Whether it’s a failed business venture, a job interview that didn’t go as planned, or a personal goal that we fell badly on. Every time I faced a major setback, I often see myself as a failure.
As I get older and have overcome a number of personal setbacks. I started to see failure from a different perspective. Instead of viewing it as an endpoint, I started to view it as a stepping stone on the path to future success. This is where the art of resilience comes into play.
Resilience isn't about avoiding failure. It's about learning how to respond to failure in a way that allows me to grow and evolve. As Thomas Edison famously said after many failed attempts to invent the light bulb, "I have not failed.
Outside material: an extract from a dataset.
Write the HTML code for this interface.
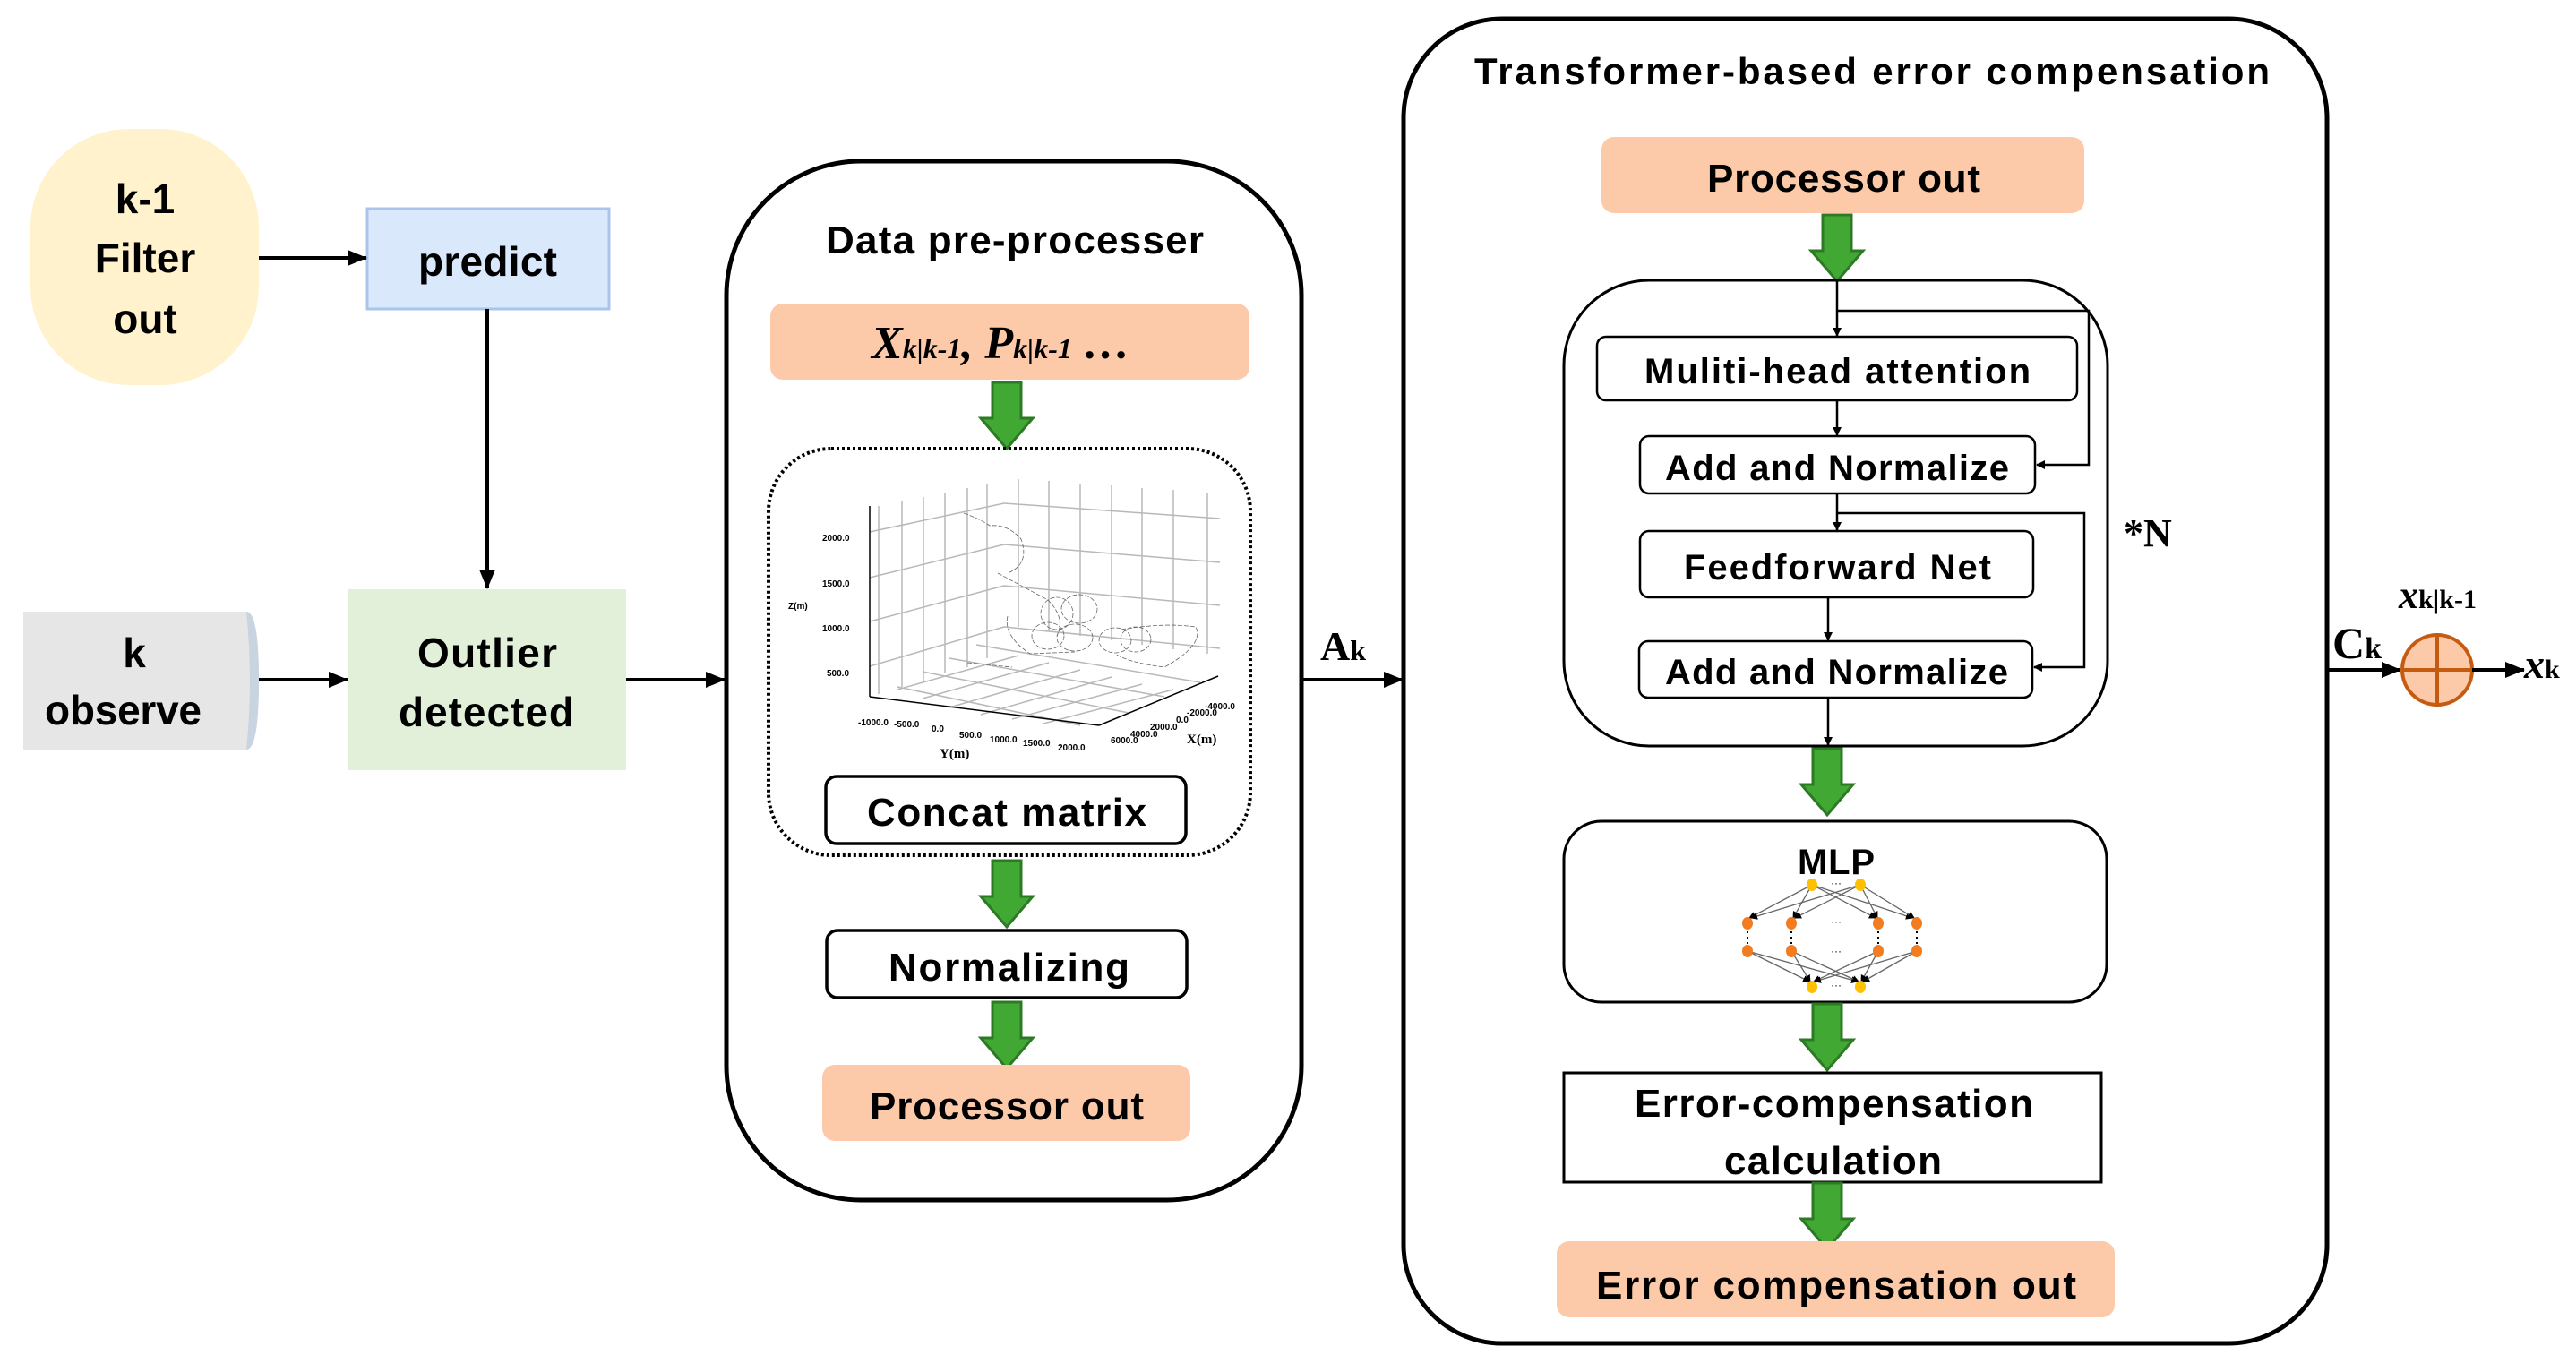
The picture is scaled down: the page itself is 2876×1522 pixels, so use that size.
<!DOCTYPE html>
<html><head><meta charset="utf-8"><style>
html,body{margin:0;padding:0;background:#fff}
svg{display:block}
.b{font-family:"Liberation Sans",sans-serif;font-weight:bold;fill:#000}
.s{font-family:"Liberation Serif",serif;font-weight:bold;fill:#000}
.t{font-family:"Liberation Sans",sans-serif;font-size:10px;font-weight:bold;fill:#000}
</style></head><body>
<svg width="2876" height="1522" viewBox="0 0 2876 1522" xmlns="http://www.w3.org/2000/svg">
<defs>
<marker id="a" markerWidth="10" markerHeight="10" refX="9" refY="5" orient="auto" markerUnits="userSpaceOnUse"><path d="M0,0 L10,5 L0,10 z" fill="#000"/></marker>
<marker id="A" markerWidth="22" markerHeight="18" refX="21" refY="9" orient="auto" markerUnits="userSpaceOnUse"><path d="M0,0 L22,9 L0,18 z" fill="#000"/></marker>
<marker id="m" markerWidth="8" markerHeight="8" refX="7" refY="4" orient="auto" markerUnits="userSpaceOnUse"><path d="M0,0 L8,4 L0,8 z" fill="#000"/></marker>
<g id="g"><path d="M-16,0 H16 V40 H29 L0,74 L-29,40 H-16 Z" fill="#42a834" stroke="#2d7a25" stroke-width="3"/></g>
</defs>

<rect x="34" y="144" width="255" height="286" rx="110" fill="#fff2cc"/>
<text class="b" font-size="46" text-anchor="middle" x="162" y="238">k-1</text>
<text class="b" font-size="46" text-anchor="middle" x="162" y="304">Filter</text>
<text class="b" font-size="46" text-anchor="middle" x="162" y="372">out</text>

<rect x="410" y="233" width="270" height="112" fill="#dae8fc" stroke="#a9c4eb" stroke-width="3"/>
<text class="b" font-size="46" x="467" y="308" textLength="155">predict</text>

<path d="M26,683 H275 Q289,683 289,760 Q289,837 275,837 H26 Z" fill="#e6e6e6"/>
<path d="M275,683 Q289,683 289,760 Q289,837 275,837 Q283,760 275,683 Z" fill="#c8d4e0"/>
<text class="b" font-size="46" text-anchor="middle" x="150" y="745">k</text>
<text class="b" font-size="46" x="50" y="809" textLength="175">observe</text>

<rect x="389" y="658" width="310" height="202" fill="#e2f0d9"/>
<text class="b" font-size="46" x="466" y="745" textLength="156">Outlier</text>
<text class="b" font-size="46" x="445" y="811" textLength="196">detected</text>

<line x1="289" y1="288" x2="409" y2="288" stroke="#000" stroke-width="4" marker-end="url(#A)"/>
<line x1="544" y1="345" x2="544" y2="657" stroke="#000" stroke-width="4" marker-end="url(#A)"/>
<line x1="289" y1="759" x2="388" y2="759" stroke="#000" stroke-width="4" marker-end="url(#A)"/>
<line x1="699" y1="759" x2="809" y2="759" stroke="#000" stroke-width="4" marker-end="url(#A)"/>

<rect x="811" y="180" width="642" height="1160" rx="150" fill="none" stroke="#000" stroke-width="5"/>
<text class="b" font-size="44" x="922" y="283" textLength="422">Data pre-processer</text>
<rect x="860" y="339" width="535" height="85" rx="14" fill="#fccaa8"/>
<text class="s" font-size="52" font-style="italic" x="973" y="400">X<tspan font-size="32">k|k-1</tspan>, P<tspan font-size="32">k|k-1</tspan> …</text>
<use href="#g" x="1124" y="427"/>
<rect x="858" y="501" width="538" height="454" rx="70" fill="none" stroke="#000" stroke-width="4" stroke-dasharray="3,3"/>

<g stroke="#b8b8b8" stroke-width="1.5" fill="none">
<line x1="971" y1="594" x2="1121" y2="562"/><line x1="971" y1="645" x2="1121" y2="608"/><line x1="971" y1="694" x2="1121" y2="654"/><line x1="971" y1="744" x2="1121" y2="700"/>
<line x1="1121" y1="562" x2="1362" y2="579"/><line x1="1121" y1="608" x2="1362" y2="628"/><line x1="1121" y1="654" x2="1362" y2="676"/><line x1="1121" y1="700" x2="1362" y2="724"/>
<line x1="981" y1="565" x2="981" y2="775"/><line x1="1007" y1="560" x2="1007" y2="767"/><line x1="1031" y1="555" x2="1031" y2="760"/><line x1="1055" y1="550" x2="1055" y2="752"/><line x1="1080" y1="545" x2="1080" y2="745"/><line x1="1102" y1="540" x2="1102" y2="735"/>
<line x1="1137" y1="535" x2="1137" y2="700"/><line x1="1171" y1="537" x2="1171" y2="705"/><line x1="1206" y1="540" x2="1206" y2="710"/><line x1="1241" y1="542" x2="1241" y2="715"/><line x1="1275" y1="545" x2="1275" y2="720"/><line x1="1310" y1="547" x2="1310" y2="725"/><line x1="1348" y1="550" x2="1348" y2="730"/>
<line x1="1002" y1="770" x2="1137" y2="732"/><line x1="1030" y1="780" x2="1171" y2="740"/><line x1="1060" y1="790" x2="1206" y2="748"/><line x1="1095" y1="798" x2="1241" y2="756"/><line x1="1130" y1="803" x2="1275" y2="764"/><line x1="1165" y1="808" x2="1310" y2="770"/>
<line x1="1002" y1="767" x2="1206" y2="810"/><line x1="1030" y1="750" x2="1260" y2="796"/><line x1="1060" y1="735" x2="1300" y2="778"/><line x1="1090" y1="720" x2="1340" y2="762"/>
</g>
<g stroke="#000" stroke-width="1.5" fill="none">
<line x1="971" y1="565" x2="971" y2="778"/><line x1="971" y1="778" x2="1227" y2="810"/><line x1="1227" y1="810" x2="1360" y2="755"/>
</g>
<g stroke="#666" stroke-width="0.8" fill="none" stroke-dasharray="5,2">
<path d="M1076,573 Q1095,580 1105,587 Q1125,585 1140,602 Q1150,630 1125,640"/>
<path d="M1114,640 L1170,670 Q1190,690 1180,710"/>
<ellipse cx="1180" cy="685" rx="18" ry="18"/><ellipse cx="1205" cy="680" rx="20" ry="16"/><ellipse cx="1170" cy="710" rx="18" ry="15"/><ellipse cx="1200" cy="712" rx="20" ry="15"/>
<ellipse cx="1245" cy="715" rx="18" ry="14"/><ellipse cx="1268" cy="714" rx="17" ry="14"/><path d="M1252,703 Q1300,695 1335,700 Q1345,720 1300,745 Q1260,740 1245,730"/>
<path d="M1125,688 Q1120,710 1150,730 L1200,728"/><path d="M1080,740 L1130,745"/>
</g>
<text class="t" x="918" y="604">2000.0</text><text class="t" x="918" y="655">1500.0</text><text class="t" x="918" y="705">1000.0</text><text class="t" x="923" y="755">500.0</text>
<text class="t" x="880" y="680" font-family="Liberation Serif" font-size="13">Z(m)</text>
<text class="t" x="958" y="810">-1000.0</text><text class="t" x="998" y="812">-500.0</text><text class="t" x="1040" y="817">0.0</text><text class="t" x="1071" y="824">500.0</text><text class="t" x="1105" y="829">1000.0</text><text class="t" x="1142" y="833">1500.0</text><text class="t" x="1181" y="838">2000.0</text>
<text class="t" x="1240" y="830">6000.0</text><text class="t" x="1262" y="823">4000.0</text><text class="t" x="1284" y="815">2000.0</text><text class="t" x="1313" y="807">0.0</text><text class="t" x="1325" y="799">-2000.0</text><text class="t" x="1345" y="792">-4000.0</text>
<text x="1049" y="846" font-family="Liberation Serif" font-weight="bold" font-size="15">Y(m)</text>
<text x="1325" y="830" font-family="Liberation Serif" font-weight="bold" font-size="15">X(m)</text>

<rect x="922" y="867" width="402" height="75" rx="12" fill="#fff" stroke="#000" stroke-width="3.5"/>
<text class="b" font-size="44" x="968" y="922" textLength="312">Concat matrix</text>
<use href="#g" x="1124" y="961"/>
<rect x="923" y="1039" width="402" height="75" rx="12" fill="#fff" stroke="#000" stroke-width="3.5"/>
<text class="b" font-size="44" x="992" y="1095" textLength="269">Normalizing</text>
<use href="#g" x="1124" y="1119"/>
<rect x="918" y="1189" width="411" height="85" rx="14" fill="#fccaa8"/>
<text class="b" font-size="44" x="971" y="1250" textLength="306">Processor out</text>

<text class="s" font-size="46" x="1474" y="737">A<tspan font-size="32">k</tspan></text>
<line x1="1453" y1="759" x2="1566" y2="759" stroke="#000" stroke-width="4" marker-end="url(#A)"/>

<rect x="1567" y="21" width="1031" height="1479" rx="110" fill="none" stroke="#000" stroke-width="5"/>
<text class="b" font-size="42" x="1646" y="94" textLength="888">Transformer-based error compensation</text>
<rect x="1788" y="153" width="539" height="85" rx="14" fill="#fccaa8"/>
<text class="b" font-size="44" x="1906" y="214" textLength="305">Processor out</text>
<use href="#g" x="2051" y="240"/>
<rect x="1746" y="313" width="607" height="520" rx="95" fill="none" stroke="#000" stroke-width="3"/>
<g stroke="#000" stroke-width="2.5" fill="none">
<line x1="2051" y1="313" x2="2051" y2="375" marker-end="url(#a)"/>
<polyline points="2051,347 2332,347 2332,519 2274,519" marker-end="url(#a)"/>
<line x1="2051" y1="447" x2="2051" y2="486" marker-end="url(#a)"/>
<line x1="2051" y1="551" x2="2051" y2="592" marker-end="url(#a)"/>
<polyline points="2051,573 2327,573 2327,745 2271,745" marker-end="url(#a)"/>
<line x1="2041" y1="667" x2="2041" y2="715" marker-end="url(#a)"/>
<line x1="2041" y1="779" x2="2041" y2="832" marker-end="url(#a)"/>
</g>
<rect x="1783" y="376" width="536" height="71" rx="10" fill="#fff" stroke="#000" stroke-width="2.5"/>
<text class="b" font-size="40" x="1836" y="428" textLength="431">Muliti-head attention</text>
<rect x="1831" y="487" width="441" height="64" rx="10" fill="#fff" stroke="#000" stroke-width="2.5"/>
<text class="b" font-size="40" x="1859" y="536" textLength="384">Add and Normalize</text>
<rect x="1831" y="593" width="439" height="74" rx="10" fill="#fff" stroke="#000" stroke-width="2.5"/>
<text class="b" font-size="40" x="1880" y="647" textLength="343">Feedforward Net</text>
<rect x="1830" y="716" width="439" height="63" rx="10" fill="#fff" stroke="#000" stroke-width="2.5"/>
<text class="b" font-size="40" x="1859" y="764" textLength="383">Add and Normalize</text>
<text class="s" font-size="44" x="2371" y="610">*N</text>
<use href="#g" x="2040" y="836"/>

<rect x="1746" y="917" width="606" height="202" rx="42" fill="none" stroke="#000" stroke-width="3"/>
<text class="b" font-size="40" x="2007" y="976" textLength="86">MLP</text>
<g stroke="#666" stroke-width="1.3" fill="none">
<line x1="2023" y1="988" x2="1953" y2="1025" marker-end="url(#m)"/><line x1="2023" y1="988" x2="2002" y2="1025" marker-end="url(#m)"/><line x1="2023" y1="988" x2="2094" y2="1025" marker-end="url(#m)"/><line x1="2023" y1="988" x2="2135" y2="1025" marker-end="url(#m)"/>
<line x1="2077" y1="988" x2="1955" y2="1025" marker-end="url(#m)"/><line x1="2077" y1="988" x2="2004" y2="1025" marker-end="url(#m)"/><line x1="2077" y1="988" x2="2096" y2="1025" marker-end="url(#m)"/><line x1="2077" y1="988" x2="2137" y2="1025" marker-end="url(#m)"/>
<line x1="1951" y1="1062" x2="2020" y2="1096" marker-end="url(#m)"/><line x1="1951" y1="1062" x2="2074" y2="1096" marker-end="url(#m)"/><line x1="2000" y1="1062" x2="2021" y2="1096" marker-end="url(#m)"/><line x1="2000" y1="1062" x2="2075" y2="1096" marker-end="url(#m)"/>
<line x1="2097" y1="1062" x2="2025" y2="1096" marker-end="url(#m)"/><line x1="2097" y1="1062" x2="2078" y2="1096" marker-end="url(#m)"/><line x1="2140" y1="1062" x2="2026" y2="1096" marker-end="url(#m)"/><line x1="2140" y1="1062" x2="2080" y2="1096" marker-end="url(#m)"/>
</g>
<g fill="#ffc000"><ellipse cx="2023" cy="988" rx="6" ry="7"/><ellipse cx="2077" cy="988" rx="6" ry="7"/><ellipse cx="2023" cy="1102" rx="6" ry="7"/><ellipse cx="2077" cy="1102" rx="6" ry="7"/></g>
<g fill="#f47c20"><ellipse cx="1951" cy="1031" rx="6" ry="7"/><ellipse cx="2000" cy="1031" rx="6" ry="7"/><ellipse cx="2097" cy="1031" rx="6" ry="7"/><ellipse cx="2140" cy="1031" rx="6" ry="7"/>
<ellipse cx="1951" cy="1062" rx="6" ry="7"/><ellipse cx="2000" cy="1062" rx="6" ry="7"/><ellipse cx="2097" cy="1062" rx="6" ry="7"/><ellipse cx="2140" cy="1062" rx="6" ry="7"/></g>
<g font-family="Liberation Sans" font-size="12" fill="#000" text-anchor="middle"><text x="2050" y="990">···</text><text x="2050" y="1033">···</text><text x="2050" y="1066">···</text><text x="2050" y="1104">···</text></g>
<g stroke="#000" stroke-width="2" stroke-dasharray="2,4"><line x1="1951" y1="1040" x2="1951" y2="1054"/><line x1="2000" y1="1040" x2="2000" y2="1054"/><line x1="2097" y1="1040" x2="2097" y2="1054"/><line x1="2140" y1="1040" x2="2140" y2="1054"/></g>

<use href="#g" x="2040" y="1121"/>
<rect x="1746" y="1198" width="600" height="122" fill="#fff" stroke="#000" stroke-width="3"/>
<text class="b" font-size="44" x="1825" y="1247" textLength="445">Error-compensation</text>
<text class="b" font-size="44" x="1925" y="1311" textLength="243">calculation</text>
<use href="#g" x="2040" y="1321"/>
<rect x="1738" y="1386" width="623" height="85" rx="14" fill="#fccaa8"/>
<text class="b" font-size="44" x="1782" y="1450" textLength="536">Error compensation out</text>

<line x1="2598" y1="748" x2="2680" y2="748" stroke="#000" stroke-width="4" marker-end="url(#A)"/>
<circle cx="2721" cy="748" r="39" fill="#fccaa8" stroke="#c55a11" stroke-width="4"/>
<line x1="2682" y1="748" x2="2760" y2="748" stroke="#c55a11" stroke-width="4"/>
<line x1="2721" y1="709" x2="2721" y2="787" stroke="#c55a11" stroke-width="4"/>
<line x1="2760" y1="748" x2="2818" y2="748" stroke="#000" stroke-width="4" marker-end="url(#A)"/>
<text class="s" font-size="50" x="2604" y="735">C<tspan font-size="34">k</tspan></text>
<text class="s" font-size="44" x="2678" y="679"><tspan font-style="italic">x</tspan><tspan font-size="30">k|k-1</tspan></text>
<text class="s" font-size="46" x="2818" y="757"><tspan font-style="italic">x</tspan><tspan font-size="30">k</tspan></text>
</svg>
</body></html>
I've just found 10,000 ways that won't work." It is this sense of personal belief and commitment that enabled him to invent the biggest technological breakthrough in recent history.
A few years ago, I found myself at the helm of a political struggle that, despite my best efforts, the results were just not materializing. It was a bitter pill to swallow at the time. But with time and perspective, I realized that failure was the best opportunity for me to learn and improve. It is this setback that allows me to step outside of my comfort zone in trying something completely new and challenging.
I have found three useful strategies that helped me to build resilience:
1. Embrace a Growth Mindset: People with a growth mindset believe that abilities can be developed through dedication and hard work. When failure hits, don’t think, “I’m a failure.” Instead, think, “What can I learn from this experience?”
2. Practice Self-Compassion: Be gentle with yourself when you fail. Acknowledge the disappointment, but don’t dwell on it. Remember, everyone fails. It’s part of the human experience. More importantly, majority of the time, most people do not care that much. Mostly, it is your personal ego that is preventing you from taking a new step towards self-improvement for the future.
3. Develop a Support Network: You don’t have to face failure alone. Reach out to mentors, colleagues, or friends who can provide new perspectives, advice, and encouragement. Luckily I do have a good circle of genuine friends and family members who will help me to see realities in a positive manner.
“What is one failure you've experienced recently, and what did you learn from it?”